Questo era don Paolo, vero “casalese”, sacerdote e parroco fino all’ultimo. Coerente con quanto scritto con gli altri parroci nel Natale 1991. “Come Chiesa dobbiamo educare con la parola e la testimonianza di vita alla prima beatitudine del Vangelo che è la povertà, come distacco dalla ricerca del superfluo, da ogni ambiguo compromesso o ingiusto privilegio, come servizio sino al dono di sé, come esperienza generosamente vissuta di solidarietà”. Così lo ricordano e gli amici e “figli” del Comitato don Peppe Diana. «È stato un nostro compagno di viaggio in tutti questi anni.

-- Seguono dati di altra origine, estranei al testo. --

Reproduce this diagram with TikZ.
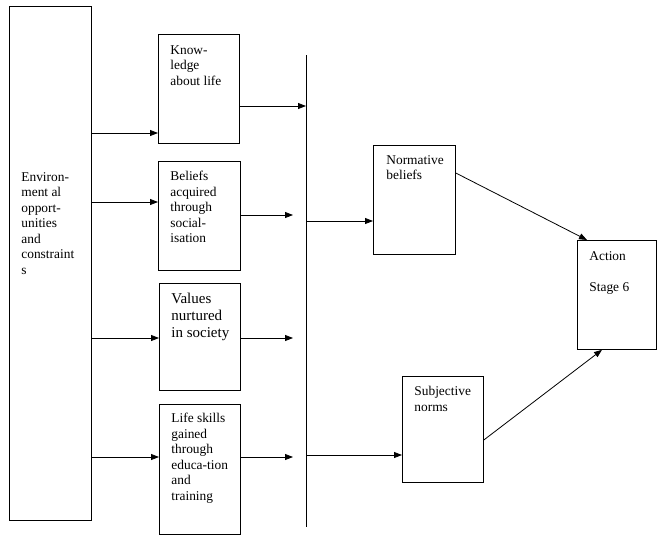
\documentclass[tikz,border=0pt]{standalone}
\usepackage{fontspec}
\setmainfont{Liberation Serif}
\usetikzlibrary{arrows.meta}
\begin{document}
\begin{tikzpicture}[x=1pt,y=-1pt,line width=0.8pt,
    box/.style={draw,anchor=north west,inner sep=0pt},
    txt/.style={anchor=north west,inner sep=0pt,align=left,font=\fontsize{13.4}{15.5}\selectfont},
    arr/.style={-{Triangle[length=8pt,width=6pt]}}]
    \useasboundingbox(0,0)rectangle(657,542);
    % boxes
    \node[box,minimum width=82pt,minimum height=514pt](env)at(9,6){};
    \node[box,minimum width=81pt,minimum height=109pt](kn)at(158,34){};
    \node[box,minimum width=82pt,minimum height=109pt](bel)at(158,161){};
    \node[box,minimum width=81pt,minimum height=107pt](val)at(159,283){};
    \node[box,minimum width=81pt,minimum height=130pt](life)at(159,404){};
    \node[box,minimum width=82pt,minimum height=109pt](norm)at(373,145){};
    \node[box,minimum width=81pt,minimum height=106pt](subj)at(402,376){};
    \node[box,minimum width=79pt,minimum height=109pt](act)at(577,240){};
    % texts
    \node[txt](envt)at(21,172){Environ-\\ment al\\opport-\\unities\\and\\constraint\\s};
    \node[txt](knt)at(170,45){Know-\\ledge\\about life};
    \node[txt](belt)at(170,171){Beliefs\\acquired\\through\\social-\\isation};
    \node[txt,font=\fontsize{15}{17}\selectfont](valt)at(171,293){Values\\nurtured\\in society};
    \node[txt](lifet)at(171,413){Life skills\\gained\\through\\educa-tion\\and\\training};
    \node[txt](normt)at(386,155){Normative\\beliefs};
    \node[txt](subjt)at(414,386){Subjective\\norms};
    \node[txt](actt)at(589,251){Action\\[15.5pt]Stage 6};
    % vertical line
    \coordinate(vt)at(306,55);\coordinate(vb)at(306,527);
    \draw(vt)--(vb);
    % arrows
    \foreach\b/\y in{kn/133,bel/202,val/338,life/457}{\draw[arr](env.east|-0,\y)--(\b.west|-0,\y);};
    \draw[arr](kn.east|-0,106)--(vt|-0,106);
    \foreach\b/\y in{bel/215,val/338,life/457}{\coordinate(e\b)at(293,\y);\draw[arr](\b.east|-0,\y)--(e\b);};
    \draw[arr](vt|-0,221)--(norm.west|-0,221);
    \draw[arr](vt|-0,455)--(subj.west|-0,455);
    \draw[arr](norm.east|-0,173)--([xshift=10pt]act.north west);
    \draw[arr](subj.east|-0,440)--([xshift=25pt]act.south west);
\end{tikzpicture}
\end{document}
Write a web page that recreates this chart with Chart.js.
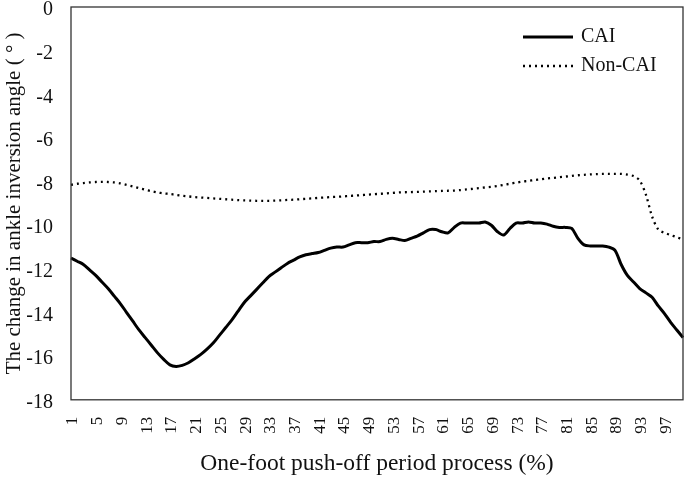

Don Paolo, uomo mite, ma dalla cultura profonda, ci ha fatto da padre e ci ha accompagnato nel nostro agire, sempre in maniera discreta, ma dispensando consigli utili per rafforzare e radicare la presenza e la cultura antimafia. Buon viaggio caro don Paolo. Non ti dimenticheremo». I funerali saranno celebrati lunedì 18 marzo nella Cattedrale di Aversa.